There are many scenes in Shine that portray David’s close relationships with Pritchard and with his music professor Cecil Parkes; so much so that the two of them assume quasiparental roles in David’s life. This has the effect of making my father and mother appear neglectful and unloving as parents.
Parkes is portrayed as warm and fatherlike. In the film (though not in the screenplay) Parkes says to David, “Come on, my boy,” and takes him out to visit what appears to be a museum, pointing things out to him in a fatherly way—in much the same manner, in fact, as my father actually did. Parkes and David sing a duet together as they walk along merrily.
At one point David even addresses Parkes as “Daddy.” In scene 121, Parkes sits next to David at the piano and looks genuinely concerned. He asks: “What on earth is the problem?” David says: “If you do something wrong can you be punished for the rest of your life?” (alluding to my father’s entirely fictional “I won’t let anyone destroy this family” speech). Parkes says: “David, listen to me,” and David replies: “Yes, Daddy, sorry. Mustn’t make you angry, not another angry lion.”
In the screenplay, the scenes with Parkes have stage directions such as “Light pours in” (scene 112). Hicks has even put my real-life father’s own words about music into Parkes’s mouth. In scene 123, Parkes says to David: “Once you’ve done it [music] no one can ever take it away from you.”

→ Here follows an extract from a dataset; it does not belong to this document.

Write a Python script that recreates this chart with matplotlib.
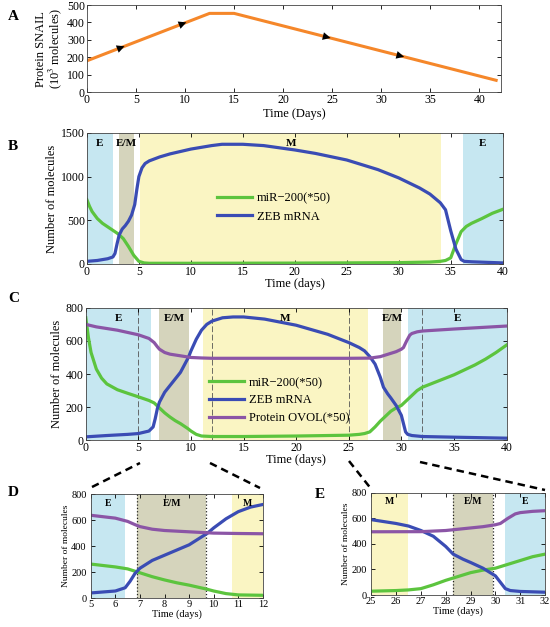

As well as falsely depicting my father as a tyrant and a bully, Shine totally negates my mother’s role in David’s life. If Cecil Parkes is a quasifather figure, then Katherine Pritchard is a quasimother. David plays for Pritchard, sits next to her, and engages in mother/sonlike dialogue. For example, in scene 63, he says: “Tell me a story, Katherine. What story is it today?”
In the film version, Pr
itchard has a framed photo of the teenage David on her mantelpiece; her house is warm and comforting, in sharp contrast to the cold and loveless atmosphere with which my parents’ house is shrouded. Later on, David is shown sending tapes from London to Pritchard, but not to his own mother. Pritchard kisses and cuddles David. At one point, David asks her (scene 75) what her father was like, thus inviting comparison between families. In scene 72, Pritchard listens to David playing “the Rach 3,” and then she looks at his photo and says, “Bravo, David.”
Why doesn’t Hicks have my mother saying “Bravo, David”? Why doesn’t he show my mother reading David stories, as she did so often when he was young?
Katherine Pritchard’s caring, motherly qualities are contrasted with my mother’s sullen appearances at the kitchen sink. In the film, my mother is constantly grimy and involved in some household chore. She virtually ignores her children, and practically the only communication between her and my father is when they snap at each other. This is the complete opposite of my mother’s true disposition. In reality, she and David have always been close.
A few months ago, Marta Kaczmarek, the actress who plays my mother in Shine, stumbled across Leslie performing the violin in a Perth market. She approached him and actually apologized profusely for the hurt and harm that have been caused to him by what she now knows to have been an utterly fictitious piece of cinema.